Other aviation enterprises, for which the war is being waged, also annually transfer to Ukroboronprom tens of millions of hryvnias, which is also a substantial amount of money.

It is clear that no one would like to lose such a cash cow, so the state-owned defense concern rushed to publicly defend its interests.

It's noteworthy that just a few days after its reverberating statement, the entire team of Ukroboronprom's management held a briefing. Acting CEO Ihor Fomenko said that with their appeal to the president, prime minister, and NSDC secretary, the team sought to "bring the discussion of the defense industry reform to a whole new level." At the same time, Fomenko added he never wished to "embarrass or, God forbid, offend anyone."

This sounded rather strange, especially considering the steps that followed: the defense company announced it had decided to change the corporate governance system at Antonov Design Bureau. The main innovation is that a supervisory board is being created, which will become the "supreme governing body with an independent control function."

It is not yet clear why a unitary enterprise needs to set up another body that can significantly slow down production routine, which would affect its financial performance.

Moreover, some media reports claimed that Ukroboronprom began to secretly register ownership rights to property of a number of state-owned enterprises that are part of it, including property of Antonov Design Bureau.

The state company hastened to assure that they are only following the procedure prescribed by law, and that once rights to property are registered, the enterprises will also be registered as property owners.

This didn't sound too convincing so it's not surprising Antonov's professional unions, along with their colleagues from the aviation industry, accused Ukroboronprom's management of an attempt to destroy the industry at someone's behest.

Antonov Design Bureau is set to become the base for a new holding

It is worth remembering here that more than a month ago, Vice Prime Minister Oleh Urusky, who also heads the Ministry of Strategic Industry, told in detail about his view on the process of transformation in defense industry. At the same time, he spoke of plans to make Antonov the base for a new holding.

And when the government moved from words to action, the bureaucratic struggle between the two agencies got into a public spotlight.

In their statements, both the ministry and the SOE seek to achieve the same goal – to corporatize defense firms and merge them into specialized holdings.

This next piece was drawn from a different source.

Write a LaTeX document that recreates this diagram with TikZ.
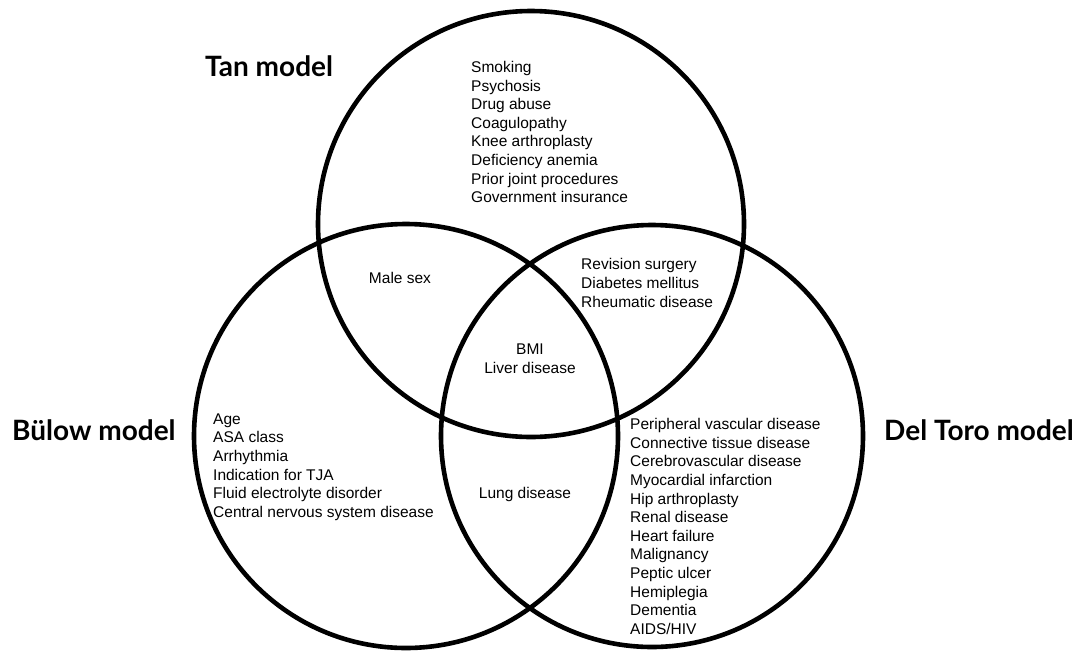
\documentclass[tikz,border=0pt]{standalone}
\usepackage{fontspec}
\setmainfont{Liberation Sans}
\newfontfamily\headfont{Lato}
\begin{document}
\begin{tikzpicture}[x=1pt,y=-1pt,
  ring/.style={draw=black,line width=4.6pt},
  body/.style={inner sep=0pt,align=left,font=\fontsize{15.5}{18.6}\selectfont},
  cbody/.style={inner sep=0pt,align=center,font=\fontsize{15.5}{18.6}\selectfont},
  head/.style={inner sep=0pt,anchor=west,font=\headfont\bfseries\fontsize{28}{32}\selectfont}]
\path[use as bounding box] (0,0) rectangle (1077,654);
\draw[ring] (531,224) circle (213);
\draw[ring] (406,436) circle (212);
\draw[ring] (652,436) circle (211);
\node[head] (tan) at (205,66) {Tan model};
\node[head] (bulow) at (12,430) {Bülow model};
\node[head] (deltoro) at (884,430) {Del Toro model};
\node[body,anchor=west] (tanonly) at (471,132) {Smoking\\Psychosis\\Drug abuse\\Coagulopathy\\Knee arthroplasty\\Deficiency anemia\\Prior joint procedures\\Government insurance};
\node[cbody] (male) at (400,278) {Male sex};
\node[body,anchor=west] (tandt) at (581,283) {Revision surgery\\Diabetes mellitus\\Rheumatic disease};
\node[cbody] (all) at (530,359) {BMI\\Liver disease};
\node[body,anchor=west] (bulowonly) at (213,467) {Age\\ASA class\\Arrhythmia\\Indication for TJA\\Fluid electrolyte disorder\\Central nervous system disease};
\node[cbody] (lung) at (525,494) {Lung disease};
\node[body,anchor=west] (dtonly) at (630,526.5) {Peripheral vascular disease\\Connective tissue disease\\Cerebrovascular disease\\Myocardial infarction\\Hip arthroplasty\\Renal disease\\Heart failure\\Malignancy\\Peptic ulcer\\Hemiplegia\\Dementia\\AIDS/HIV};
\end{tikzpicture}
\end{document}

Apparently, though, the transformation process affects so many interests that each party seeks to carry it out in line with its own scenario.

Whatever anyone says, the new ministry is a government body, while Ukroboronprom is a state-owned business entity, albeit with expanded powers. Therefore, the Vice PM's team will sooner or later either rein in the rivaling company or risk losing its authority.

Therefore, it is quite possible that President Volodymyr Zelensky could become the last resort in this dispute.

One of the factors that ensured his election win was the corruption scandal involving Ukroboromprom's procurement schemes. The head of state promised to eradicate corruption and reform the defense company.

To this end, Zelensky appointed ex-Minister of Economy Aivaras Abromavicius Ukroboronprom CEO. The latter, by the way, left the Concern a month and a half ago, stating that he was returning to business, and also subtly hinted that the newly-created Ministry of Strategic Industry better not mess with his "team of reformers" he was leaving behind.

Anyway, in the near future we are likely to see the defense giant's management reformatted, while the defense industry as such will eventually be supervised by the relevant ministry. Or perhaps Ukraine's international partners may try to convince the president not to sack the incumbent Ukroboronprom team, but then a reasonable question would arise: what was the point in creating a ministry that has no influence over the entrusted industry?